Tuesday, March 9, 2010

It's a Process

Inconsistency and contradiction has been the motif of my life story. I've done well in this, while still doing that. I'll start off strong only to weaken throughout. I'd say I'm coming and not end up going. I'd stop this only to begin it again. I'd make promises and not keep them.

I believe that God is preparing me for something. At least, I did believe it and I still do. Though now, I'm not as sure. I'm not so sure of anything. I've given up drinking, smoking, sex, broke up with my boyfriend b/c long ago God told me he wasn't the one. Although it hasn't been long I'm questioning myself already.

Perhaps it's the process of purification, but I'm wondering was I so sure in the first place. I haven't been to church, at least my church in a while. I've been to this new one, but I'm not so sure of it. I've been talking to God more often, but not like I imagined I would. I'm confused.

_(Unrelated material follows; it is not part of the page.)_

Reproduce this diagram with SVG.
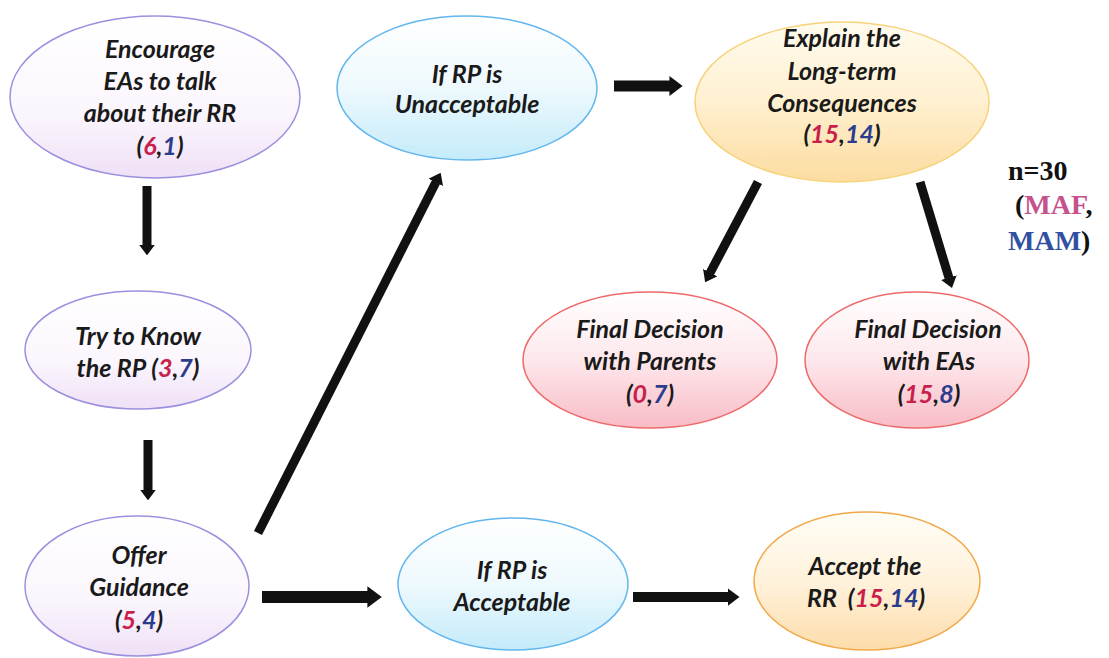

My work is slowly losing its fulfillment. There's so much to be done, which is a motivator to me. I'm just questioning the validity of what's being done. I guess its just a learning phase, but bureaucracy and emotion are causing some to lose sight of the focus. To the point where I'm questioning if we all even have the same focus. The organization has no established values or goals and it causing us to stay disconnected. The disservice is to the one's we serve and I'm just not sure how long I can be a part of that.

Integrity & Values : I guess I'm starting to develop some of my own.

Creativity, I need to express this energy.

I'm uneasy spiritually and it's manifesting itself in other aspects of my life.

I'm not sure of much, but what I know for sure, is that I'm tired of quitting, tired of being inconsistent.

Maybe is part for the course, joys of the journey, the process of purification.